La mise en demeure adressée par la CNIL à la société américaine WHATSAPP est riche d’enseignements concernant les conditions d’information et de consentement des personnes dont les données sont partagées entre plusieurs sociétés d’un groupe.

En l’occurrence, il est question de la pratique consistant pour la société WHATSAPP à remonter les données personnelles de ses utilisateurs à sa société mère, FACEBOOK, qui les partage avec d’autres sociétés du groupe, pour plusieurs finalités :

  • Une finalité de « business intelligence » : qui permet à WHATSAPP de bénéficier de services de la part des autres sociétés de la famille FACEBOOK afin, par exemple, d’analyser les habitudes d’utilisation des utilisateurs,
  • Une finalité de sécurité, afin notamment d’identifier des comptes abusifs ou frauduleux.

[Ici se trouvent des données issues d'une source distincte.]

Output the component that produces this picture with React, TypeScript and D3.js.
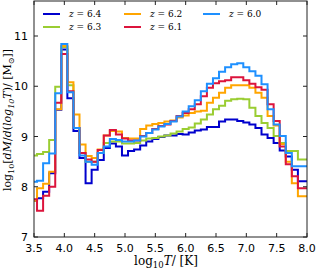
import React from 'react';
import * as d3 from 'd3';

const logT = [3.5, 3.6, 3.7, 3.8, 3.9, 4.0, 4.1, 4.2, 4.3, 4.4, 4.5, 4.6, 4.7, 4.8, 4.9,
  5.0, 5.1, 5.2, 5.3, 5.4, 5.5, 5.6, 5.7, 5.8, 5.9, 6.0, 6.1, 6.2, 6.3, 6.4, 6.5, 6.6, 6.7, 6.8, 6.9,
  7.0, 7.1, 7.2, 7.3, 7.4, 7.5, 7.6, 7.7, 7.8, 7.9, 8.0];

const z64 = [7.72, 7.77, 7.9, 8.27, 9.53,
  10.73, 9.76, 9.11, 8.57, 8.07, 8.34, 8.53, 8.77, 8.86, 8.8,
  8.62, 8.71, 8.74, 8.82, 8.9, 8.95, 8.99, 9.02, 9.02, 9.05,
  9.04, 9.08, 9.12, 9.14, 9.19, 9.19, 9.3, 9.34, 9.34, 9.31,
  9.28, 9.24, 9.17, 9.04, 8.97, 8.87, 8.72, 8.6, 8.34, 8.11,
  8.11];

const z63 = [8.62, 8.65, 8.69, 8.93, 9.99,
  10.78, 10.02, 9.17, 8.67, 8.5, 8.5, 8.67, 8.87, 8.9, 8.9,
  8.86, 8.86, 8.87, 8.92, 8.96, 8.97, 9.0, 9.02, 9.06, 9.1,
  9.15, 9.18, 9.26, 9.34, 9.44, 9.54, 9.61, 9.71, 9.74, 9.75,
  9.74, 9.57, 9.41, 9.27, 9.17, 9.01, 8.87, 8.71, 8.71, 8.54,
  8.54];

const z62 = [7.72, 7.97, 8.06, 8.3, 9.54,
  10.8, 10.08, 9.44, 8.84, 8.61, 8.57, 8.74, 9.02, 9.11, 9.1,
  8.97, 8.96, 8.96, 9.15, 9.22, 9.25, 9.27, 9.3, 9.32, 9.38,
  9.42, 9.47, 9.5, 9.51, 9.67, 9.77, 9.87, 9.97, 10.02, 10.02,
  10.02, 9.97, 9.87, 9.77, 9.41, 9.22, 8.85, 8.5, 8.07, 7.81,
  7.81];

const z61 = [7.75, 7.52, 7.82, 8.0, 9.67,
  10.64, 9.9, 9.17, 8.67, 8.54, 8.5, 8.73, 9.02, 9.13, 9.04,
  8.96, 8.92, 8.92, 9.01, 9.07, 9.15, 9.21, 9.24, 9.31, 9.41,
  9.47, 9.54, 9.64, 9.8, 9.97, 10.06, 10.1, 10.12, 10.18, 10.18,
  10.12, 10.05, 9.98, 9.93, 9.64, 9.31, 8.8, 8.45, 8.21, 7.97,
  7.97];

const z60 = [8.10, 8.12, 8.47, 8.66, 9.86,
  10.84, 9.88, 9.17, 8.62, 8.5, 8.44, 8.67, 8.8, 8.95, 8.93,
  8.9, 8.9, 8.92, 9.0, 9.07, 9.14, 9.2, 9.25, 9.3, 9.4,
  9.5, 9.6, 9.72, 9.9, 10.05, 10.16, 10.29, 10.38, 10.44, 10.46,
  10.38, 10.3, 10.21, 10.04, 9.54, 9.24, 9.01, 8.67, 8.41, 8.41,
  8.41];

const redshifts = ['6.4', '6.3', '6.2', '6.1', '6.0'];
const seriesValues = [z64, z63, z62, z61, z60];
const colors = ['#0000cd', '#9acd32', '#ffa500', '#dc143c', '#1e90ff'];

const xTicks = [3.5, 4.0, 4.5, 5.0, 5.5, 6.0, 6.5, 7.0, 7.5, 8.0];
const yTicks = [7, 8, 9, 10, 11];

export default function App() {
  const W = 318, H = 270;
  const left = 34, right = 307, bottom = 237, top = 1;
  const x = d3.scaleLinear().domain([3.5, 8.0]).range([left, right]);
  const y = d3.scaleLinear().domain([7, 11]).range([bottom, 36]);
  const line = d3.line<number>()
    .x((d, i) => x(logT[i]))
    .y((d) => y(d))
    .curve(d3.curveStep);

  const serif = '"DejaVu Serif", "Liberation Serif", serif';
  const sans = '"DejaVu Sans", sans-serif';
  const tickLen = 4;
  const frame = '#222';

  const legendCols = [43, 124, 203];
  const legendRows = [14, 27];

  return (
    <svg width={W} height={H} style={{ position: 'absolute', left: 0, top: 0, background: '#fff' }}
      xmlns="http://www.w3.org/2000/svg">
      <rect x={0} y={0} width={W} height={H} fill="#fff" />
      {seriesValues.map((vals, k) => (
        <path key={k} d={line(vals) || ''} fill="none" stroke={colors[k]} strokeWidth={2}
          strokeLinejoin="miter" />
      ))}
      <rect x={left} y={top} width={right - left} height={bottom - top} fill="none" stroke={frame} strokeWidth={1} />
      {xTicks.map((t) => (
        <g key={'xt' + t}>
          <line x1={x(t)} x2={x(t)} y1={bottom} y2={bottom - tickLen} stroke={frame} />
          <line x1={x(t)} x2={x(t)} y1={top} y2={top + tickLen} stroke={frame} />
          <text x={x(t)} y={252} textAnchor="middle" fontFamily={sans} fontSize={11} fill="#000">{t.toFixed(1)}</text>
        </g>
      ))}
      {yTicks.map((t) => (
        <g key={'yt' + t}>
          <line x1={left} x2={left + tickLen} y1={y(t)} y2={y(t)} stroke={frame} />
          <line x1={right} x2={right - tickLen} y1={y(t)} y2={y(t)} stroke={frame} />
          <text x={28} y={y(t) + 4} textAnchor="end" fontFamily={sans} fontSize={11} fill="#000">{t}</text>
        </g>
      ))}
      <text x={166} y={265} textAnchor="middle" fontFamily={serif} fontSize={12} fill="#000">
        log<tspan fontSize={8.5} dy={3}>10</tspan><tspan dy={-3} fontStyle="italic">T</tspan>/ [K]
      </text>
      <text transform={`translate(11,120) rotate(-90)`} textAnchor="middle" fontFamily={serif} fontSize={11} fill="#000">
        log<tspan fontSize={8} dy={3}>10</tspan><tspan dy={-3}>[</tspan><tspan fontStyle="italic">dM</tspan>/<tspan fontStyle="italic">d</tspan>(<tspan fontStyle="italic">log</tspan><tspan fontSize={8} dy={3} fontStyle="italic">10</tspan><tspan dy={-3} fontStyle="italic">T</tspan>)/ [M<tspan fontSize={8} dy={3}>⊙</tspan><tspan dy={-3}>]]</tspan>
      </text>
      {redshifts.map((z, k) => {
        const col = Math.floor(k / 2);
        const row = k % 2;
        const lx = legendCols[col];
        const ly = legendRows[row];
        return (
          <g key={'lg' + z}>
            <line x1={lx} x2={lx + 17} y1={ly} y2={ly} stroke={colors[k]} strokeWidth={2} />
            <text x={lx + 26} y={ly + 3} fontFamily={serif} fontSize={9} fill="#000">
              <tspan fontStyle="italic">z</tspan> = {z}
            </text>
          </g>
        );
      })}
    </svg>
  );
}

Dans ce cadre, WHATSAPP présentait FACEBOOK comme étant son sous-traitant, ce qui est une pratique assez courante dans un groupe de sociétés dès lors que la société mère met à disposition des outils informatiques et centralise les données collectées par ses filles. Un contrat conclu entre les deux sociétés reprenait cette qualification de sous-traitant envers FACEBOOK.

Cependant, conformément à sa jurisprudence et à l’avis du G29, la CNIL ne s’arrête pas aux termes de ce contrat et considère que FACEBOOK est en réalité également « responsable de traitement destinataire des données » de WHATSAPP, et non sous-traitant, car ces données personnelles sont réutilisées par FACEBOOK pour son propre compte et pour le compte des autres sociétés du groupe.

Par conséquent, WHATSAPP aurait dû recueillir le consentement libre et spécifique de ses utilisateurs pour transférer leurs données à FACEBOOK. Or, les CGU de l’application proposée par WHATSAPP n’étaient pas suffisamment explicites sur ce point, en particulier s’agissant des finalités de ce partage de données. La CNIL en conclut donc que le consentement des personnes ne pouvait être spécifique.

Ce consentement ne pouvait pas non plus être libre puisque la seule alternative pour les personnes ne souhaitant pas partager leurs données avec FACEBOOK était de supprimer leur compte de l’application.

La CNIL considère également que WHATSAPP ne peut invoquer son intérêt légitime comme base légale à la transmission des données dans la mesure où son intérêt légitime ne prend pas en compte l’intérêt des personnes concernées en ne leur permettant pas de s’opposer à la transmission de leurs données sans subir de conséquences négatives (suppression de leur compte WHATSAPP).

Or, selon la CNIL, vu les finalités du partage des données (la finalité de business intelligence n’apparait pas indispensable au fonctionnement de l’application et profite d’abord à l’entreprise), les personnes doivent avoir la possibilité de continuer à utiliser l’application, tout en s’opposant au partage de leurs données à FACEBOOK.

La CNIL en conclut que la transmission des données à FACEBOOK est dépourvue de base légale. Elle considère en outre que WHATSAPP a manqué à son obligation d’informer les personnes sur la transmission de leurs données à FACEBOOK et des finalités de cette transmission.

En conclusion, les sociétés qui collectent des données pour ensuite les partager avec d’autres qui les utilisent pour leur propre compte, notamment à des fins d’amélioration de la connaissance client, seront prudentes en :

  • Informant les personnes, au moment de la collecte de leurs données, de la transmission de leurs données à des tiers et des finalités de ce partage,
  • Permettant aux personnes de s’opposer, au moment de la collecte, au partage de leurs données, tout en maintenant la possibilité pour les personnes de bénéficier du produit ou service proposé par la société à l’origine de la collecte.